The great thing about a VDR is that it can have multiple purposes, serving as a general repository and later as a deal room, when needed. Instead of scattering documents on different computers or networks, all of a company's information can be uploaded to one central location. This will ensure that documents are organized from the get go, and it will make it a lot faster to drag and drop any needed items into a specially created folder for any due diligence investigation.

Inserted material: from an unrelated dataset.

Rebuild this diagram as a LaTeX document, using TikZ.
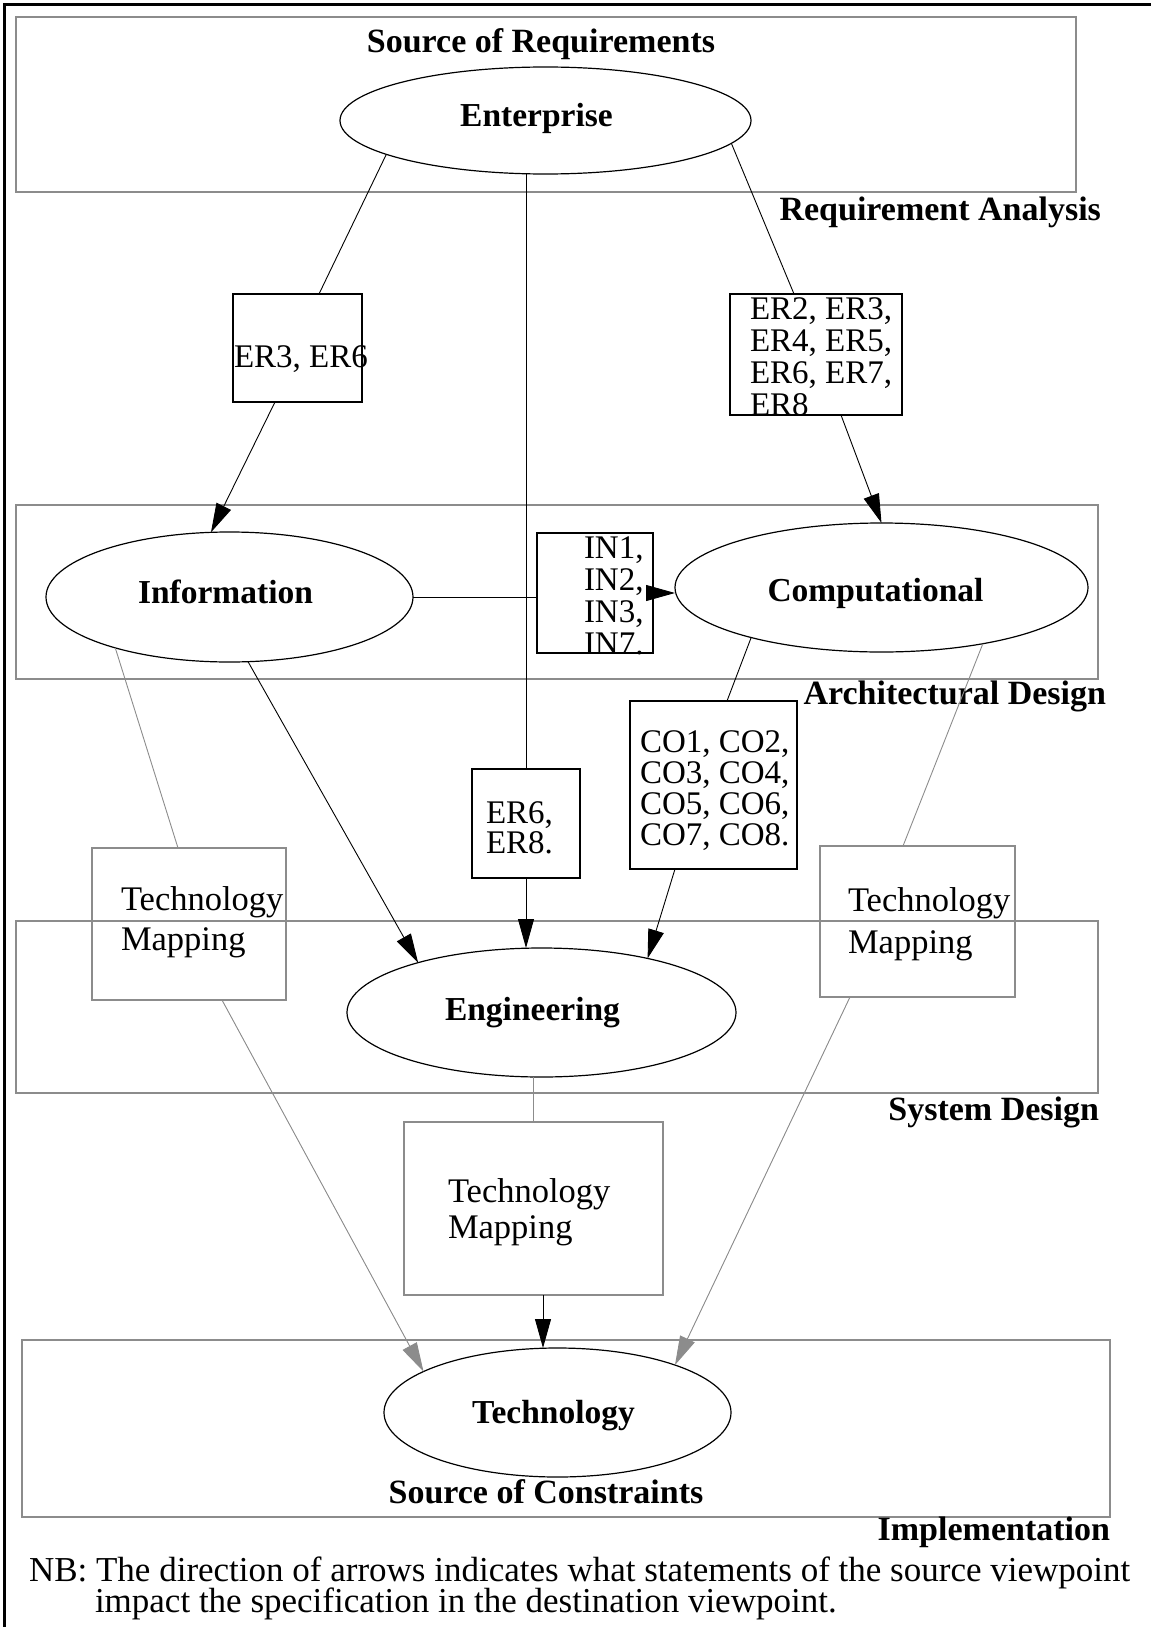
\documentclass[tikz,border=0pt]{standalone}
\usepackage{fontspec}
\setmainfont{Liberation Serif}
\usetikzlibrary{shapes.geometric,arrows.meta,calc}
\AtBeginDocument{\lineskiplimit=-30pt\relax}
\definecolor{fmgray}{gray}{0.55}
\tikzset{
  every node/.style={inner sep=0pt, outer sep=0pt},
  reg/.style={font=\fontsize{33}{32}\selectfont, align=left},
  bld/.style={font=\fontsize{34}{32}\selectfont\bfseries},
  vpfont/.style={font=\fontsize{33.5}{32}\selectfont\bfseries},
  layerbox/.style={draw=fmgray, line width=1.3pt},
  tmbox/.style={draw=fmgray, line width=1.1pt},
  reqbox/.style={draw=black, line width=1.1pt},
  vp/.style={ellipse, draw=black, line width=1.2pt, vpfont},
  conn/.style={line width=0.9pt, draw=black},
  gconn/.style={line width=0.9pt, draw=fmgray},
  arr/.style={-{Triangle[length=29pt,width=16pt]}},
}
\begin{document}
\begin{tikzpicture}[x=1pt,y=-1pt]
\useasboundingbox (0,0) rectangle (1151,1627);
% outer frame (top and left)
\draw[line width=3pt] (4,1627) -- (4,5) -- (1151,5);

% layer boxes
\node[layerbox, minimum width=1060pt, minimum height=175pt] (srcL) at (546,104.5) {};
\node[layerbox, minimum width=1082pt, minimum height=174pt] (archL) at (557,592) {};
\node[layerbox, minimum width=1082pt, minimum height=172pt] (sysL) at (557,1007) {};
\node[layerbox, minimum width=1088pt, minimum height=177pt] (implL) at (566,1428.5) {};

% layer labels
\node[bld, anchor=base] (srcT) at (541,53) {Source of Requirements};
\node[bld, anchor=base east] (reqT) at (1101,220) {Requirement Analysis};
\node[bld, anchor=base east] (archT) at (1106,704) {Architectural Design};
\node[bld, anchor=base east] (sysT) at (1099,1120) {System Design};
\node[bld, anchor=base] (conT) at (546,1503) {Source of Constraints};
\node[bld, anchor=base east] (implT) at (1110,1540) {Implementation};

% viewpoints
\node[vp, minimum width=411pt, minimum height=107pt, text height=22pt, text depth=9pt] (ent) at (545.5,120.5) {\hspace*{-18pt}Enterprise};
\node[vp, minimum width=367pt, minimum height=130pt, text height=22pt, text depth=9pt] (info) at (229.5,597) {\hspace*{-8pt}Information};
\node[vp, minimum width=413pt, minimum height=129pt, text height=27pt, text depth=0pt] (comp) at (881.5,587.5) {\hspace*{-12pt}Computational};
\node[vp, minimum width=389pt, minimum height=129pt, text height=22pt, text depth=7pt] (eng) at (541.5,1012.5) {\hspace*{-18pt}Engineering};
\node[vp, minimum width=347pt, minimum height=129pt, text height=22pt, text depth=0pt] (tech) at (557.5,1412.5) {\hspace*{-8pt}Technology};

% statement boxes
\node[reqbox, minimum width=129pt, minimum height=108pt] (er36) at (297.5,348) {};
\node[reqbox, minimum width=172pt, minimum height=121pt] (er2b) at (816,354.5) {};
\node[reqbox, minimum width=116pt, minimum height=120pt] (inb) at (595,593) {};
\node[reqbox, minimum width=108pt, minimum height=109pt] (er68) at (526,823.5) {};
\node[reqbox, minimum width=167pt, minimum height=168pt] (cob) at (713.5,785) {};

% technology mapping boxes
\node[tmbox, minimum width=194pt, minimum height=152pt] (tml) at (189,924) {};
\node[tmbox, minimum width=195pt, minimum height=151pt] (tmr) at (917.5,921.5) {};
\node[tmbox, minimum width=259pt, minimum height=173pt] (tmb) at (533.5,1208.5) {};

% box texts (base anchor = baseline of the last line)
\node[reg, anchor=base west] (er36t) at (234,367) {ER3, ER6};
\node[reg, anchor=base west] (er2t) at (750,415) {ER2, ER3,\\ER4, ER5,\\ER6, ER7,\\ER8};
\node[reg, anchor=base west, font=\fontsize{33}{31.7}\selectfont] (int) at (584,654) {IN1,\\IN2,\\IN3,\\IN7.};
\node[reg, anchor=base west, font=\fontsize{33}{30}\selectfont] (er68t) at (486,853) {ER6,\\ER8.};
\node[reg, anchor=base west, font=\fontsize{33}{31}\selectfont] (cot) at (640,845) {CO1, CO2,\\CO3, CO4,\\CO5, CO6,\\CO7, CO8.};
\node[reg, anchor=base west, font=\fontsize{34.5}{40}\selectfont] (tmlt) at (121,950) {Technology\\Mapping};
\node[reg, anchor=base west, font=\fontsize{34.5}{42}\selectfont] (tmrt) at (848,953) {Technology\\Mapping};
\node[reg, anchor=base west, font=\fontsize{34.5}{36}\selectfont] (tmbt) at (448,1238) {Technology\\Mapping};

% note
\node[reg, anchor=base west, font=\fontsize{35}{31}\selectfont] (nb) at (29,1612)
  {NB: The direction of arrows indicates what statements of the source viewpoint\\\hspace*{66pt}impact the specification in the destination viewpoint.};

% black connectors
\draw[conn] (ent.-168) -- ([xshift=21.5pt]er36.north);
\draw[conn, arr] ([xshift=-22.5pt]er36.south) -- (info.106);
\draw[conn] (ent.-7) -- ([xshift=-22pt]er2b.north);
\draw[conn, arr] ([xshift=25pt]er2b.south) -- (comp.north);
\draw[conn] (er68.north |- ent.south) -- (er68.north);
\draw[conn, arr] (er68.south) -- (er68.south |- eng.north);
\draw[conn] (info.east) -- (inb.west |- info.east);
\draw[conn, arr] (inb.east) -- (comp.west |- inb.east);
\draw[conn] (comp.-159) -- ([xshift=13.5pt]cob.north);
\draw[conn, arr] ([xshift=-38.5pt]cob.south) -- (eng.27);
\draw[conn, arr] (info.-74) -- (eng.158);
\draw[conn, arr] ([xshift=9.5pt]tmb.south) -- ([xshift=9.5pt]tmb.south |- tech.north);

% gray connectors
\draw[gconn] (info.-156) -- ([xshift=-11pt]tml.north);
\draw[gconn] (comp.-29) -- ([xshift=-14.5pt]tmr.north);
\draw[gconn] (tmb.north |- eng.south) -- (tmb.north);
\draw[gconn, arr, fill=fmgray] ([xshift=33pt]tml.south) -- (tech.163);
\draw[gconn, arr, fill=fmgray] ([xshift=-67.5pt]tmr.south) -- (tech.22);
\end{tikzpicture}
\end{document}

VDRs obviously make saving and locating documents incredibly convenient, but they also facilitate a more efficient due diligence process. As companies reach out to prospective investors, they can quickly provide anyone that is seriously interested with access to the established deal room. Then, for any investors that choose not to proceed, the VDR administrator can quickly disable the firm's or individual's access, ensuring that no one continues to have unfettered access to the VDR's contents. This ensures that things run smoothly, and the team always knows where they are at in the process.

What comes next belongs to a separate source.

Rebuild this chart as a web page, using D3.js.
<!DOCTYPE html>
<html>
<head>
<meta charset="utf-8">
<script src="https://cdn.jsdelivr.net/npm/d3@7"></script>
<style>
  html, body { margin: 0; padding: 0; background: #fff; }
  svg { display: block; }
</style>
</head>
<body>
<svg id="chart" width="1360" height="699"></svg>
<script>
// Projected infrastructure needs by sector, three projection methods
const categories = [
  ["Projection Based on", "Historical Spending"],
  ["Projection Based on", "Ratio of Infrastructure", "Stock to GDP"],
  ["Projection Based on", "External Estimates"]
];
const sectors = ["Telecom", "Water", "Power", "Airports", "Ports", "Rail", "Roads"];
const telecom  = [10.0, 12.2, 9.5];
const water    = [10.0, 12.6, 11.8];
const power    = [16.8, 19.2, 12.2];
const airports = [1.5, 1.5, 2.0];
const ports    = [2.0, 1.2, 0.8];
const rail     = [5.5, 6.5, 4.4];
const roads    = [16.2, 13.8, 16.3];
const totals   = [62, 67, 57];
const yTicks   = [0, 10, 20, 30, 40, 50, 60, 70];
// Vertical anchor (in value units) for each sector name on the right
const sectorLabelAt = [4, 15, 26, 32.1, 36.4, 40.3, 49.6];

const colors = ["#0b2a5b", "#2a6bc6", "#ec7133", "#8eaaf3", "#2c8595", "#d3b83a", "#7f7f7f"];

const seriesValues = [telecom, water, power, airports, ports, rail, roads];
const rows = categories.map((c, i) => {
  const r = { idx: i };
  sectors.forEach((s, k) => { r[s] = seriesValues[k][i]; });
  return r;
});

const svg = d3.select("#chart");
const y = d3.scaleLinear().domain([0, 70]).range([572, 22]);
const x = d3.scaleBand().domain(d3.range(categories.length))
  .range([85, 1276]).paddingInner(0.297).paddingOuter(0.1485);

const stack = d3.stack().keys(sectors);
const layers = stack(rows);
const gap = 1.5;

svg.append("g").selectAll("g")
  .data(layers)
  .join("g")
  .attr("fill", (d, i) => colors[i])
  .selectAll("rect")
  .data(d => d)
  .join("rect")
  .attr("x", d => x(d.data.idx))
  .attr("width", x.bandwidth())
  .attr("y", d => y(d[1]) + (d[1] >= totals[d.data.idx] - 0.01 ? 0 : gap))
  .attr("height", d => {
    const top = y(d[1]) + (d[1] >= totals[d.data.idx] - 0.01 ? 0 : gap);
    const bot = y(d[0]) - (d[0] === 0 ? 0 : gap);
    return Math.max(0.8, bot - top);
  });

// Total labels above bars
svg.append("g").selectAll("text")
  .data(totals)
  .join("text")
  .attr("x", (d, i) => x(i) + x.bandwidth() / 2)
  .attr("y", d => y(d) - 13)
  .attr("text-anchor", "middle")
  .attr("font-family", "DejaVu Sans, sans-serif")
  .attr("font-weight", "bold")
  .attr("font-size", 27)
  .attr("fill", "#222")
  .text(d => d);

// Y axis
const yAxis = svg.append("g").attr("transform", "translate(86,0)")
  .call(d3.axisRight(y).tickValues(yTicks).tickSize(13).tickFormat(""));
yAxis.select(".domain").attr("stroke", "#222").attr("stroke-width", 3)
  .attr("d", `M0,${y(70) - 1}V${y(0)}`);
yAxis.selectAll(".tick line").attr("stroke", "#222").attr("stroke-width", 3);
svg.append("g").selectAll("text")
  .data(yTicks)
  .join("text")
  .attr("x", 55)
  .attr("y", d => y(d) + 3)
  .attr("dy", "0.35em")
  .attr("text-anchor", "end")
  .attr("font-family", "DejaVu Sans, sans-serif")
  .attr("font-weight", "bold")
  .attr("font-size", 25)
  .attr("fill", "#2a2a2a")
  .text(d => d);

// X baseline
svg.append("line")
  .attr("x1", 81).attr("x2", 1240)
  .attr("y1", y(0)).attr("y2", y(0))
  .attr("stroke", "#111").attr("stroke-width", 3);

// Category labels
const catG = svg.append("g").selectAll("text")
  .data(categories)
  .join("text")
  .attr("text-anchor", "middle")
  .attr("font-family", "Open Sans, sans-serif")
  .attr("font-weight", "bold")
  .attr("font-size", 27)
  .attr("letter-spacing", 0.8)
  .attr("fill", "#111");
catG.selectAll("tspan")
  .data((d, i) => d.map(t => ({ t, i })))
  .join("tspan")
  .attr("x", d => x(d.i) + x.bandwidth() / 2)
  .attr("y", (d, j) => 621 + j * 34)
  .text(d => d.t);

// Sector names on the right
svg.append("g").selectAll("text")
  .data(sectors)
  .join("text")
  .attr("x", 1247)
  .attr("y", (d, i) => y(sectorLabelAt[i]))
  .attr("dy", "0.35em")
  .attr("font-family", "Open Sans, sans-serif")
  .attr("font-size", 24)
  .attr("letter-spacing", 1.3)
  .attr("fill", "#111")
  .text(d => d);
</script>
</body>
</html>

Plus, a solid VDR will have an activity tracking feature that allows companies to see who was actually in the room and what specifically they viewed. This can help companies figure out whether they need to furnish additional information relating to something that may have been viewed frequently or which investors may warrant more of their attention.
The affordability of the more modern VDRs is probably one of its biggest benefits. Rather than waste money on printing materials, saving documents on external drives, or traveling to other cities to do presentations, a VDR offers the perfect way to introduce outside parties to information that is relevant to the deal. Even though in-person meetings and presentations may be necessary at some point, the VDR can still serve as the central repository for any deal-related items that investors or other professionals want to view at any point during the investigation. And, because of the reasonably-priced VDR solutions that are available, companies can hold onto this resource beyond any due diligence phase.

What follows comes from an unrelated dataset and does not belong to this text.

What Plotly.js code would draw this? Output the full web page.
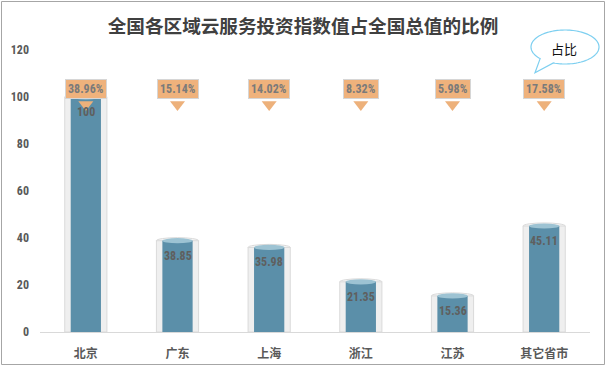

During due diligence, there is no way to avoid the fact that your company will be divulging a lot of sensitive information. The other parties would not be doing their due diligence if they did not scrutinize every single detail, financial or otherwise. However, it can be a bit jarring knowing that so many people will be looking at, judging, and perhaps taking ideas from every aspect of your cherished company.
Fortunately, a reputable VDR provides some level of comfort because of its advanced security features. Just because the due diligence process requires full disclosure does not mean that such disclosure is perpetual or that access must be unlimited. The right VDR solution should mandate multi-layer authentication, allow for limitations on users' access, provide for watermarking or the generation of non-disclosure agreements as appropriate, and implement other measures to ensure that data is protected.